Spring has sprung, and cold weather ops wrap up
It’s officially spring, and many parts along the pipeline are experiencing promising pockets of snow melt and sunshine, and officially, TAPS wrapped up cold weather operations at the end of April.
“Cold weather ops” refers to the period from Oct. 1 to April 30 when the pipeline kicks into defense mode – defense against brutally cold winter temperatures that could create operational issues if oil within the pipeline grows too cold. Cold weather ops is a team effort that involves Operations Engineering, the Operations Control Center (OCC), as well as Maintenance and Baseline support on the ground at some of the sites along TAPS designed to inject more heat into the system.
“The goal of cold weather operations is to protect the system against the formation of ice,” said Joey Selby, OCC Manager. “If we get ice in the system, this places critical components at risk – things like check valves, Remote Gate Valves, and relief valves.”
TAPS has several “levers,” as Selby called them, to pull when in need of heat. Slip stream heat involves taking a stream of crude oil from the mainline, heating it, and reinjecting it. This happens at Remote Gate Valve 65, near Livengood; at Pump Station 8, south of Fairbanks; and new this winter ops season, at Milepost 238, which is nearest to Pump Station 5, north of Fairbanks. Operations Engineering monitors crude oil temperatures and ambient conditions throughout the winter, using forecasts and thermal modeling to provide direction on which “levers” TAPS needs to pull, in order to maintain target temperatures.
Prior to the addition this season of the heat available at the Milepost 238 site, a go-to option for boosting temperatures was using pumping equipment at Pump Stations 3 and 4 to recirculate oil. It’s still an option, but with MP238 on board, very little recirculation was required this past year.
“When we used to have to recycle all winter at PS3 and PS4, we would have all the mainline pumps on, with both turbine generators running, and if any piece of oil moving equipment went down, there was a rush to get it started again,” Selby said. “There was quite a bit of pressure added to operations and maintenance at those recycle locations.”

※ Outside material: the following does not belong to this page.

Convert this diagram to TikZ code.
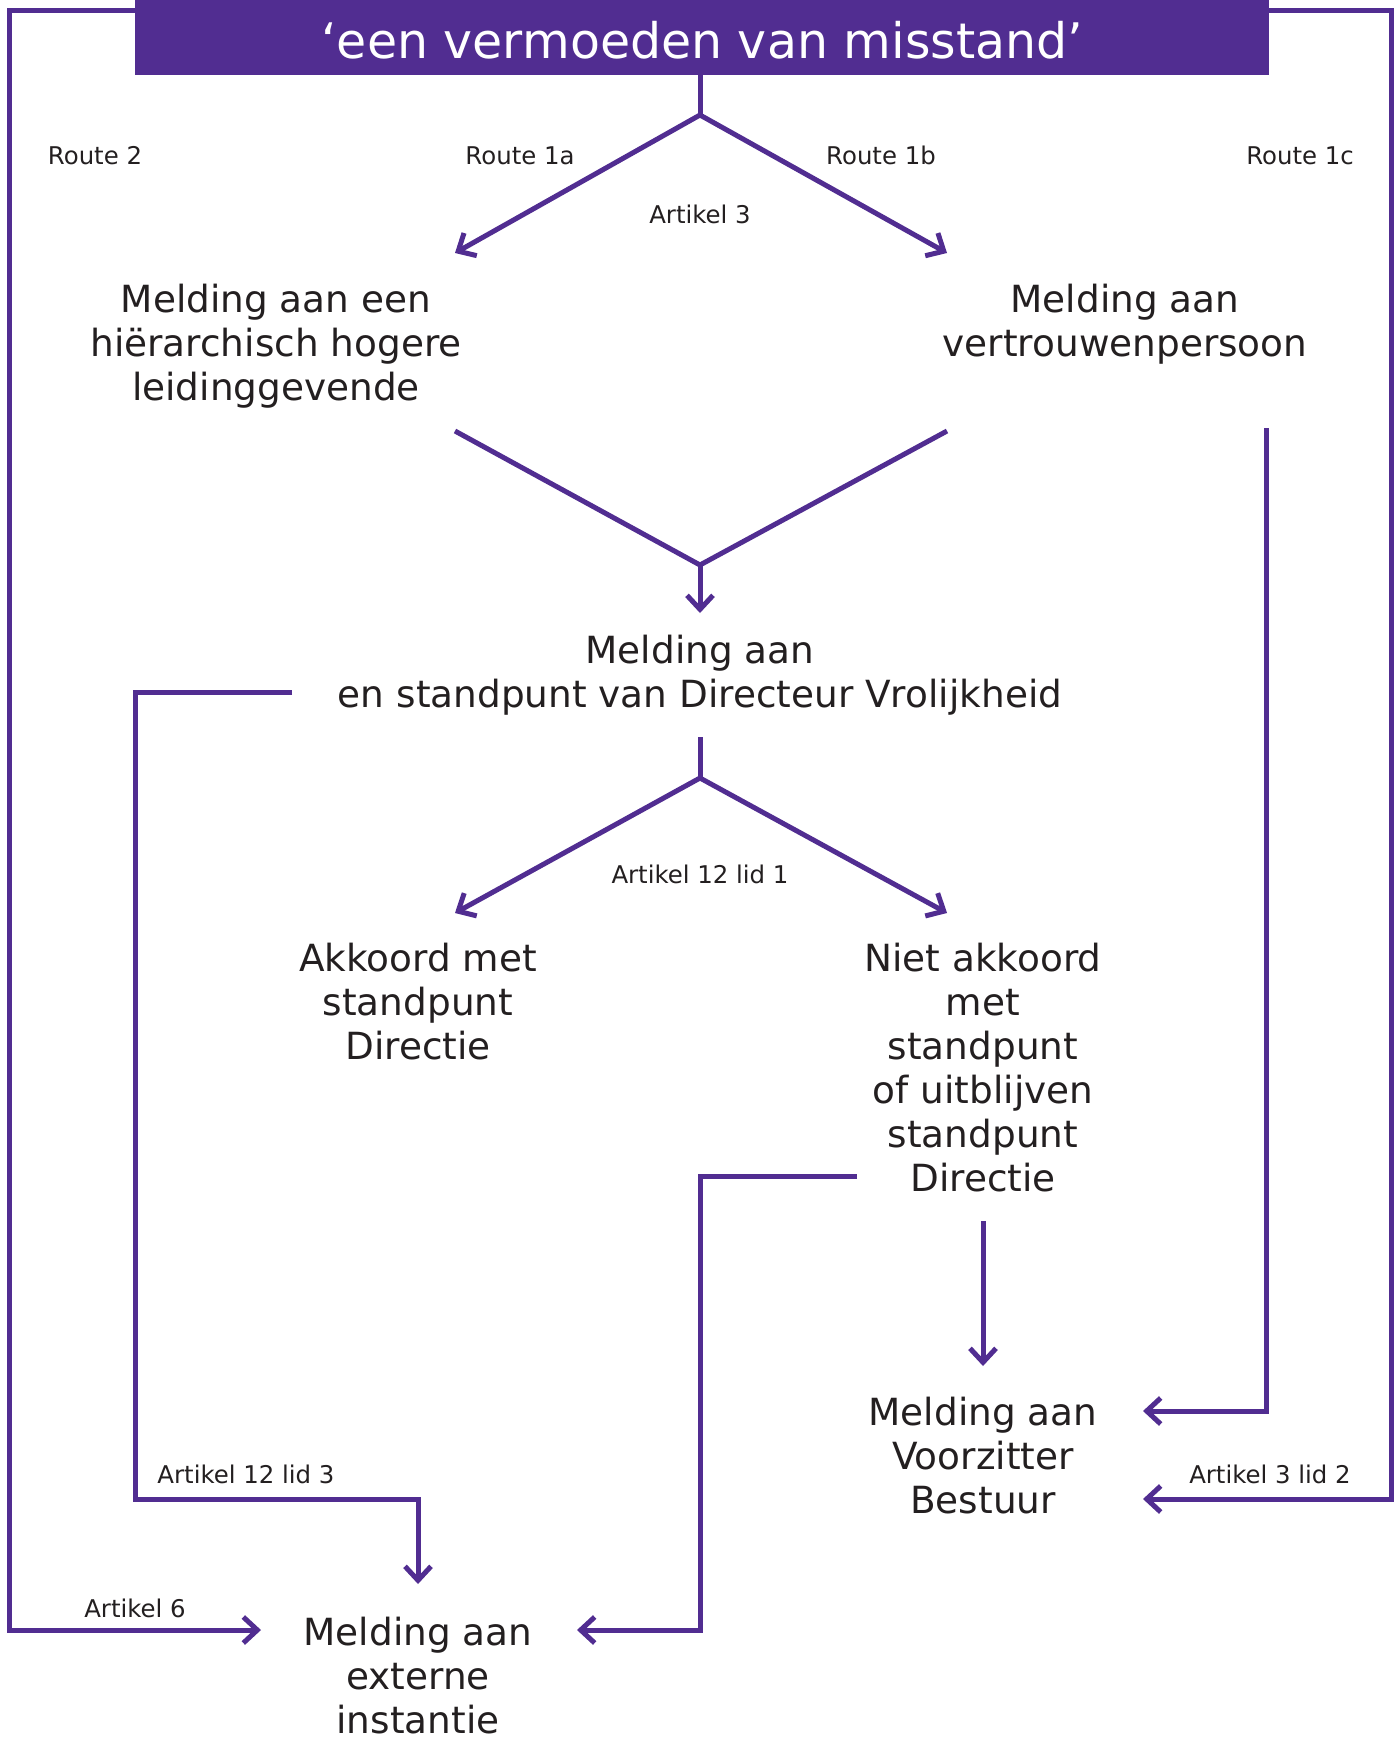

As TAPS transitions into May, teams are keeping a close eye on pipeline conditions and temperatures, remaining in that cold weather ops posture through the closure of the month.
“We all have spring fever,” Selby said. “It’s very natural for us to want to be in the warmer temperatures. But we always want to remain vigilant, we never want to forget we’re in Alaska and the temperature conditions change rapidly. We had a cold spell last week and it was significant; we went from requiring almost no heat input to needing significant heat input in a short period.”